Seit der Jahrtausendwende ereignen sich in Berlin jährlich zwischen 130.000 und 140.000 Unfälle im Straßenverkehr. Die Zahl der verunglückten Menschen schwankt um 17.000, davon werden jährlich etwa 2.000 schwer verletzt. Für mehrere Dutzend Menschen enden Verkehrsunfälle tödlich; die bislang niedrigste Opferzahl lag bei 37 (2013), die höchste bei 89 (2000). An rund 75 Prozent der Unfälle sind Pkw beteiligt, in knapp 70 Prozent der Fälle sind sie die Unfallverursacher. Wenn es zu tödlichen Unfällen kommt, sind mit 37 Prozent die meisten Opfer Zufußgehende (Radfahrende 30 Prozent, Moped- und Motorradfahrende 18 Prozent, Pkw-Insassen 12 Prozent).
Risikofaktor Auto
Ist der Verkehr in Berlin besonders gefährlich? Im bundesweiten Vergleich zeigt sich, dass es in den Stadtstaaten deutlich weniger Verkehrsunfälle mit Todesfolge gibt: Gerechnet auf eine Millionen kamen 2016 in Berlin und Hamburg jeweils 16 Menschen im Straßenverkehr ums Leben, in den Flächenländern Sachsen-Anhalt und Mecklenburg-Vorpommern waren es dagegen 59 und 55. Offensichtlich profitiert die Verkehrssicherheit davon, wenn die meisten Leute zu Fuß gehen, Rad fahren oder öffentliche Verkehrsmittel benutzen. So wie es eben in Berlin der Fall ist: Weniger als ein Drittel aller Wege wird mit dem Automobil zurückgelegt. Und dank der dichten Besiedlung sind die zulässigen Höchstgeschwindigkeiten niedriger als im ländlichen Bereich.
Gefährliches Abbiegen
Die meisten von Autos verursachten Unfälle sind auf Fehler beim Abbiegen zurückzuführen. In einigen Fällen trägt die Verkehrsführung eine Mitschuld: Immer noch gibt es in Berlin Kreuzungen, auf denen der Autoverkehr zweispurig abbiegt, während gleichzeitig Rad- und Fußverkehr ebenfalls Grün haben. Dadurch entstehen unübersichtliche und gefährliche Situationen. Der BUND fordert, diese Ampelschaltungen sofort zu ändern.

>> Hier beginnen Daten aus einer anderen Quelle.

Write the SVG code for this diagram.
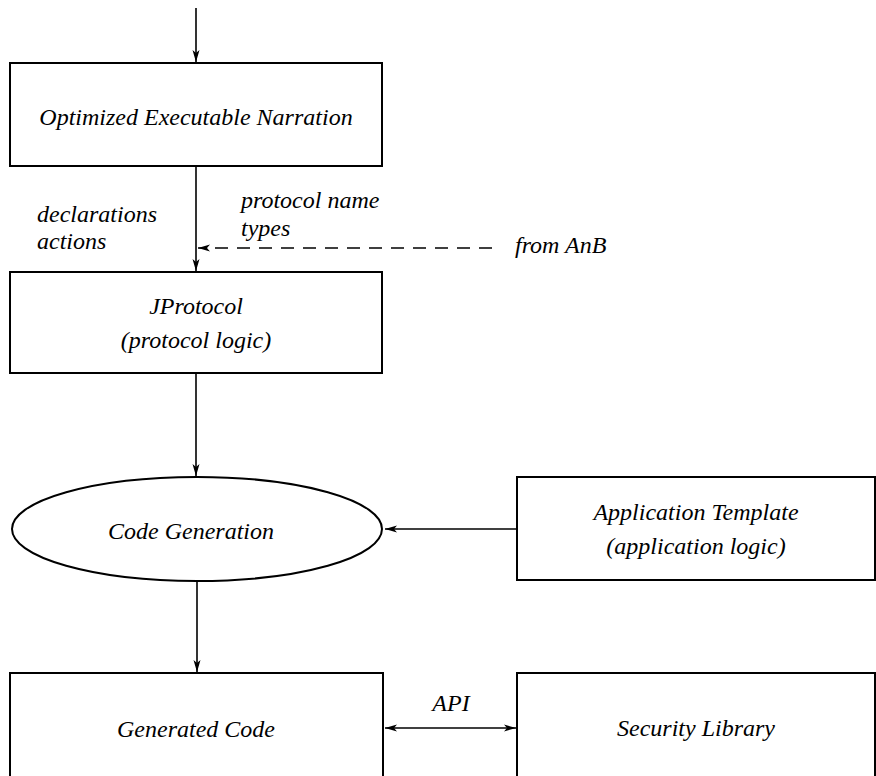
<svg xmlns="http://www.w3.org/2000/svg" width="876" height="776" viewBox="0 0 876 776">
  <style>
    .box { fill: #fff; stroke: #000; stroke-width: 2; }
    .edge { fill: none; stroke: #000; stroke-width: 1.6; }
    .dash { stroke-dasharray: 13 9; }
    .lbl { font-family: 'Liberation Serif', 'Times New Roman', serif; font-style: italic; font-size: 24px; fill: #000; }
    .c { text-anchor: middle; }
  </style>
  <defs>
    <marker id="arrow" viewBox="0 0 12 8" refX="12" refY="4" markerWidth="12" markerHeight="8" markerUnits="userSpaceOnUse" orient="auto-start-reverse">
      <path d="M0,0.5 L12,4 L0,7.5 L3,4 Z" fill="#000"/>
    </marker>
  </defs>

  <g id="connectors">
    <line class="edge" x1="196" y1="8" x2="196" y2="62" marker-end="url(#arrow)"/>
    <line class="edge" x1="196" y1="166" x2="196" y2="271" marker-end="url(#arrow)"/>
    <line class="edge dash" x1="492" y1="248" x2="198" y2="248" marker-end="url(#arrow)"/>
    <line class="edge" x1="196" y1="373" x2="196" y2="476" marker-end="url(#arrow)"/>
    <line class="edge" x1="517" y1="529" x2="385" y2="529" marker-end="url(#arrow)"/>
    <line class="edge" x1="197" y1="582" x2="197" y2="672" marker-end="url(#arrow)"/>
    <line class="edge" x1="385" y1="728" x2="516" y2="728" marker-start="url(#arrow)" marker-end="url(#arrow)"/>
    <text class="lbl" x="37" y="222">declarations</text>
    <text class="lbl" x="37" y="249">actions</text>
    <text class="lbl" x="241" y="208">protocol name</text>
    <text class="lbl" x="241" y="236">types</text>
    <text class="lbl" x="515" y="253">from AnB</text>
    <text class="lbl c" x="451" y="711">API</text>
  </g>

  <g id="narration">
    <rect class="box" x="10" y="63" width="372" height="103"/>
    <text class="lbl c" x="196" y="125">Optimized Executable Narration</text>
  </g>

  <g id="jprotocol">
    <rect class="box" x="10" y="272" width="372" height="101"/>
    <text class="lbl c" x="196" y="314">JProtocol</text>
    <text class="lbl c" x="196" y="348">(protocol logic)</text>
  </g>

  <g id="codegen">
    <ellipse class="box" cx="197" cy="529" rx="185" ry="52"/>
    <text class="lbl c" x="191" y="539">Code Generation</text>
  </g>

  <g id="apptemplate">
    <rect class="box" x="517" y="477" width="358" height="103"/>
    <text class="lbl c" x="696" y="520">Application Template</text>
    <text class="lbl c" x="696" y="554">(application logic)</text>
  </g>

  <g id="generated">
    <rect class="box" x="10" y="673" width="373" height="110"/>
    <text class="lbl c" x="196" y="737">Generated Code</text>
  </g>

  <g id="seclib">
    <rect class="box" x="517" y="673" width="358" height="110"/>
    <text class="lbl c" x="696" y="736">Security Library</text>
  </g>
</svg>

Unversehrt über die Hauptstraße
Für Zufußgehende und Radfahrende stellen viele Berliner Hauptstraßen ein nur schwer zu querendes Hindernis dar. Statt den unmotorisierten Verkehr mit Gittern von den Fahrbahnen fernzuhalten, brauchen wir mehr sichere Querungsmöglichkeiten, und zwar in der ganzen Stadt. Wenn es nach dem BUND geht, müssen es nicht immer teure Ampelanlagen sein. Mittelinseln, Fahrbahnverengungen durch breitere Gehwege und Zebrastreifen sind in vielen Fällen die bessere und günstigere Lösung.
Tempolimits verhindern Schlimmeres
Wo sich Menschen im Verkehr bewegen, werden Fehler gemacht. Und natürlich ist ein niedrigeres Tempo keine Garantie dafür, dass es nicht zu Unfällen kommt. Das Entscheidende ist aber: Je niedriger die Geschwindigkeit, desto weniger heftig ist der Aufprall. Der BUND fordert daher flächendeckend Entschleunigung: Tempo 30 auf den meisten Hauptverkehrsstraßen (das macht den Straßenverkehr nicht nur sicherer, sondern auch leiser und weniger dreckig), Spielstraßen in den Wohngebieten (Fahren nur in Schrittgeschwindigkeit), verkehrsberuhigte Geschäftsbereiche für Straßen mit viel Fußverkehrsaufkommen (Tempo 10 oder 20), Fahrradstraßen auf für den Radverkehr wichtigen Verbindungen (Vorrang für Radfahrende, Autoverkehr nur für Anlieger erlaubt).
Rasen ist kein Kavaliersdelikt
Was nutzen die besten Geschwindigkeitsbegrenzungen, wenn sich nicht alle an sie halten? Der BUND fordert von der Polizei, häufiger als einmal im Jahr beim „Blitzermarathon“ deutlich Präsenz mit Messgeräten am Straßenrand zu zeigen. Neben überhöhter Geschwindigkeit gibt es aber auch weitere Rücksichtslosigkeiten, gegen die die Polizei konsequenter als bislang vorgehen muss: Abbiegen ohne Schulterblick, mangelnder Sicherheitsabstand (vor allem beim Überholen von Radfahrenden), Parken auf Radspuren und Fußwegen. Null Verkehrstote bedeutet auch null Toleranz gegen Rücksichtslosigkeit.